### [Objective]
Set all the material down again unchanged, without the pictures.
-- start of Stored data --
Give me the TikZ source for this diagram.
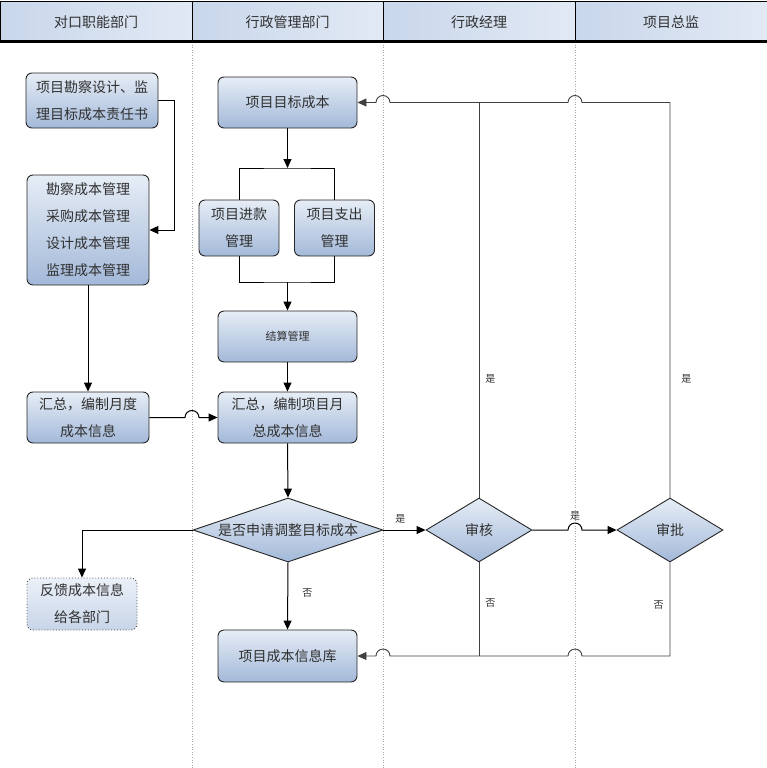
\documentclass[tikz,border=0pt]{standalone}
\usepackage{fontspec}
\setmainfont{Noto Sans CJK SC}
\usetikzlibrary{positioning, arrows.meta, shapes.geometric}

\definecolor{boxtop}{HTML}{E6EDF6}
\definecolor{boxbot}{HTML}{A3B9D9}
\definecolor{headtop}{HTML}{C9D7EB}
\definecolor{txt}{HTML}{303030}

\tikzset{
  box/.style={draw=black!85, line width=0.9pt, rounded corners=6pt,
    top color=boxtop, bottom color=boxbot, text=txt, align=center,
    inner sep=0pt, font=\fontsize{14}{27}\selectfont},
  choice/.style={diamond, draw=black!85, line width=0.9pt,
    top color=boxtop, bottom color=boxbot, text=txt, inner sep=0pt,
    font=\fontsize{14}{17}\selectfont},
  head/.style={draw=black, line width=1pt, left color=headtop, right color=headtop!55!white,
    minimum height=40pt, inner sep=0pt, text=txt, font=\fontsize{14}{16}\selectfont},
  flow/.style={->, line width=1pt},
  back/.style={line width=0.9pt, draw=black!75},
  tag/.style={text=txt, font=\fontsize{10}{12}\selectfont, inner sep=0pt},
  lane/.style={draw=black!35, dotted, line width=0.6pt},
}

\begin{document}
\begin{tikzpicture}[x=1pt, y=1pt, >={Triangle[length=9pt,width=8pt]}]
    \useasboundingbox (0,0) rectangle (767,-768);

    % Lanes
    \foreach \lx in {192, 383, 575}
      \draw[lane] (\lx,-42) -- (\lx,-768);

    % Header
    \node[head, minimum width=192pt] (h1) at (96,-22) {对口职能部门};
    \node[head, minimum width=191pt] (h2) at (287.5,-22) {行政管理部门};
    \node[head, minimum width=192pt] (h3) at (479,-22) {行政经理};
    \node[head, minimum width=192pt] (h4) at (671,-22) {项目总监};
    \draw[line width=3pt] (0,-42) -- (767,-42);

    % Left lane
    \node[box, minimum width=132pt, minimum height=55pt] (zeren) at (92,-100.5) {项目勘察设计、监\\理目标成本责任书};
    \node[box, minimum width=122pt, minimum height=110pt] (fenxiang) at (88,-230) {勘察成本管理\\采购成本管理\\设计成本管理\\监理成本管理};
    \node[box, minimum width=122pt, minimum height=51pt] (yuedu) at (88,-417.5) {汇总，编制月度\\成本信息};
    \node[box, dotted, draw=black!70, top color=boxtop!80!white, bottom color=boxbot!60!white,
      minimum width=110pt, minimum height=52pt] (fankui) at (82,-604) {反馈成本信息\\给各部门};

    % Middle lane
    \node[box, minimum width=139pt, minimum height=51pt] (mubiao) at (287.5,-102.5) {项目目标成本};
    \node[box, minimum width=80pt, minimum height=56pt] (jinkuan) at (239,-228) {项目进款\\管理};
    \node[box, minimum width=80pt, minimum height=56pt] (zhichu) at (334.5,-228) {项目支出\\管理};
    \node[box, minimum width=139pt, minimum height=51pt, font=\fontsize{11}{13}\selectfont] (jiesuan) at (287.5,-336.5) {结算管理};
    \node[box, minimum width=139pt, minimum height=51pt] (zongbiao) at (287.5,-417.5) {汇总，编制项目月\\总成本信息};
    \node[choice, minimum width=190pt, minimum height=64pt] (tiaozheng) at (288,-530) {\makebox[0pt]{是否申请调整目标成本}};
    \node[box, minimum width=139pt, minimum height=52pt] (xinxiku) at (287.5,-656) {项目成本信息库};

    % Right lanes
    \node[choice, minimum width=106pt, minimum height=64pt] (shenhe) at (479,-530) {\makebox[0pt]{审核}};
    \node[choice, minimum width=106pt, minimum height=64pt] (shenpi) at (670,-530) {\makebox[0pt]{审批}};

    % Split and merge points
    \coordinate (fen) at (287.5,-168);
    \coordinate (he) at (287.5,-282);

    % Connectors
    \draw[flow] (zeren.east) -- ++(16,0) |- (fenxiang.east);
    \draw[flow] (fenxiang.south) -- (yuedu.north);
    \draw[flow] (yuedu.east) -- (185,-417.5) arc (180:0:7) -- (zongbiao.west);
    \draw[flow] (mubiao.south) -- (fen);
    \draw[line width=1pt] (jinkuan.north) |- (fen) -| (zhichu.north);
    \draw[line width=1pt] (jinkuan.south) |- (he) -| (zhichu.south);
    \draw[flow] (he) -- (jiesuan.north);
    \draw[flow] (jiesuan.south) -- (zongbiao.north);
    \draw[flow] (zongbiao.south) -- (tiaozheng.north);
    \draw[flow] (tiaozheng.west) -| (fankui.north);
    \draw[flow] (tiaozheng.south) -- node[tag, right=14pt, pos=0.45] {否} (xinxiku.north);
    \draw[flow] (tiaozheng.east) -- node[tag, above=6pt, pos=0.4] {是} (shenhe.west);
    \draw[flow] (shenhe.east) -- (568,-530) arc (180:0:7) node[tag, above=2pt, pos=0.5] {是} -- (shenpi.west);

    % Approval loops
    \coordinate (shang) at (479,-102.5);
    \coordinate (xia) at (479,-656);
    \draw[back] (shenhe.north) -- node[tag, right=6pt, pos=0.3] {是} (shang);
    \draw[back] (shenpi.north) -- node[tag, right=11pt, pos=0.3] {是} (670,-102.5) -- (582,-102.5) arc (0:180:7) -- (shang);
    \draw[flow, back] (shang) -- (390,-102.5) arc (0:180:7) -- (mubiao.east);
    \draw[back] (shenhe.south) -- node[tag, right=6pt, pos=0.43] {否} (xia);
    \draw[back] (shenpi.south) -- node[tag, left=6pt, pos=0.45] {否} (670,-656) -- (582,-656) arc (0:180:7) -- (xia);
    \draw[flow, back] (xia) -- (390,-656) arc (0:180:7) -- (xinxiku.east);

\end{tikzpicture}
\end{document}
-- end of Stored data --
### [Result]
Give me the TikZ source for this diagram.
\documentclass[tikz,border=0pt]{standalone}
\usepackage{fontspec}
\setmainfont{Noto Sans CJK SC}
\usetikzlibrary{positioning, arrows.meta, shapes.geometric}

\definecolor{boxtop}{HTML}{E6EDF6}
\definecolor{boxbot}{HTML}{A3B9D9}
\definecolor{headtop}{HTML}{C9D7EB}
\definecolor{txt}{HTML}{303030}

\tikzset{
  box/.style={draw=black!85, line width=0.9pt, rounded corners=6pt,
    top color=boxtop, bottom color=boxbot, text=txt, align=center,
    inner sep=0pt, font=\fontsize{14}{27}\selectfont},
  choice/.style={diamond, draw=black!85, line width=0.9pt,
    top color=boxtop, bottom color=boxbot, text=txt, inner sep=0pt,
    font=\fontsize{14}{17}\selectfont},
  head/.style={draw=black, line width=1pt, left color=headtop, right color=headtop!55!white,
    minimum height=40pt, inner sep=0pt, text=txt, font=\fontsize{14}{16}\selectfont},
  flow/.style={->, line width=1pt},
  back/.style={line width=0.9pt, draw=black!75},
  tag/.style={text=txt, font=\fontsize{10}{12}\selectfont, inner sep=0pt},
  lane/.style={draw=black!35, dotted, line width=0.6pt},
}

\begin{document}
\begin{tikzpicture}[x=1pt, y=1pt, >={Triangle[length=9pt,width=8pt]}]
    \useasboundingbox (0,0) rectangle (767,-768);

    % Lanes
    \foreach \lx in {192, 383, 575}
      \draw[lane] (\lx,-42) -- (\lx,-768);

    % Header
    \node[head, minimum width=192pt] (h1) at (96,-22) {对口职能部门};
    \node[head, minimum width=191pt] (h2) at (287.5,-22) {行政管理部门};
    \node[head, minimum width=192pt] (h3) at (479,-22) {行政经理};
    \node[head, minimum width=192pt] (h4) at (671,-22) {项目总监};
    \draw[line width=3pt] (0,-42) -- (767,-42);

    % Left lane
    \node[box, minimum width=132pt, minimum height=55pt] (zeren) at (92,-100.5) {项目勘察设计、监\\理目标成本责任书};
    \node[box, minimum width=122pt, minimum height=110pt] (fenxiang) at (88,-230) {勘察成本管理\\采购成本管理\\设计成本管理\\监理成本管理};
    \node[box, minimum width=122pt, minimum height=51pt] (yuedu) at (88,-417.5) {汇总，编制月度\\成本信息};
    \node[box, dotted, draw=black!70, top color=boxtop!80!white, bottom color=boxbot!60!white,
      minimum width=110pt, minimum height=52pt] (fankui) at (82,-604) {反馈成本信息\\给各部门};

    % Middle lane
    \node[box, minimum width=139pt, minimum height=51pt] (mubiao) at (287.5,-102.5) {项目目标成本};
    \node[box, minimum width=80pt, minimum height=56pt] (jinkuan) at (239,-228) {项目进款\\管理};
    \node[box, minimum width=80pt, minimum height=56pt] (zhichu) at (334.5,-228) {项目支出\\管理};
    \node[box, minimum width=139pt, minimum height=51pt, font=\fontsize{11}{13}\selectfont] (jiesuan) at (287.5,-336.5) {结算管理};
    \node[box, minimum width=139pt, minimum height=51pt] (zongbiao) at (287.5,-417.5) {汇总，编制项目月\\总成本信息};
    \node[choice, minimum width=190pt, minimum height=64pt] (tiaozheng) at (288,-530) {\makebox[0pt]{是否申请调整目标成本}};
    \node[box, minimum width=139pt, minimum height=52pt] (xinxiku) at (287.5,-656) {项目成本信息库};

    % Right lanes
    \node[choice, minimum width=106pt, minimum height=64pt] (shenhe) at (479,-530) {\makebox[0pt]{审核}};
    \node[choice, minimum width=106pt, minimum height=64pt] (shenpi) at (670,-530) {\makebox[0pt]{审批}};

    % Split and merge points
    \coordinate (fen) at (287.5,-168);
    \coordinate (he) at (287.5,-282);

    % Connectors
    \draw[flow] (zeren.east) -- ++(16,0) |- (fenxiang.east);
    \draw[flow] (fenxiang.south) -- (yuedu.north);
    \draw[flow] (yuedu.east) -- (185,-417.5) arc (180:0:7) -- (zongbiao.west);
    \draw[flow] (mubiao.south) -- (fen);
    \draw[line width=1pt] (jinkuan.north) |- (fen) -| (zhichu.north);
    \draw[line width=1pt] (jinkuan.south) |- (he) -| (zhichu.south);
    \draw[flow] (he) -- (jiesuan.north);
    \draw[flow] (jiesuan.south) -- (zongbiao.north);
    \draw[flow] (zongbiao.south) -- (tiaozheng.north);
    \draw[flow] (tiaozheng.west) -| (fankui.north);
    \draw[flow] (tiaozheng.south) -- node[tag, right=14pt, pos=0.45] {否} (xinxiku.north);
    \draw[flow] (tiaozheng.east) -- node[tag, above=6pt, pos=0.4] {是} (shenhe.west);
    \draw[flow] (shenhe.east) -- (568,-530) arc (180:0:7) node[tag, above=2pt, pos=0.5] {是} -- (shenpi.west);

    % Approval loops
    \coordinate (shang) at (479,-102.5);
    \coordinate (xia) at (479,-656);
    \draw[back] (shenhe.north) -- node[tag, right=6pt, pos=0.3] {是} (shang);
    \draw[back] (shenpi.north) -- node[tag, right=11pt, pos=0.3] {是} (670,-102.5) -- (582,-102.5) arc (0:180:7) -- (shang);
    \draw[flow, back] (shang) -- (390,-102.5) arc (0:180:7) -- (mubiao.east);
    \draw[back] (shenhe.south) -- node[tag, right=6pt, pos=0.43] {否} (xia);
    \draw[back] (shenpi.south) -- node[tag, left=6pt, pos=0.45] {否} (670,-656) -- (582,-656) arc (0:180:7) -- (xia);
    \draw[flow, back] (xia) -- (390,-656) arc (0:180:7) -- (xinxiku.east);

\end{tikzpicture}
\end{document}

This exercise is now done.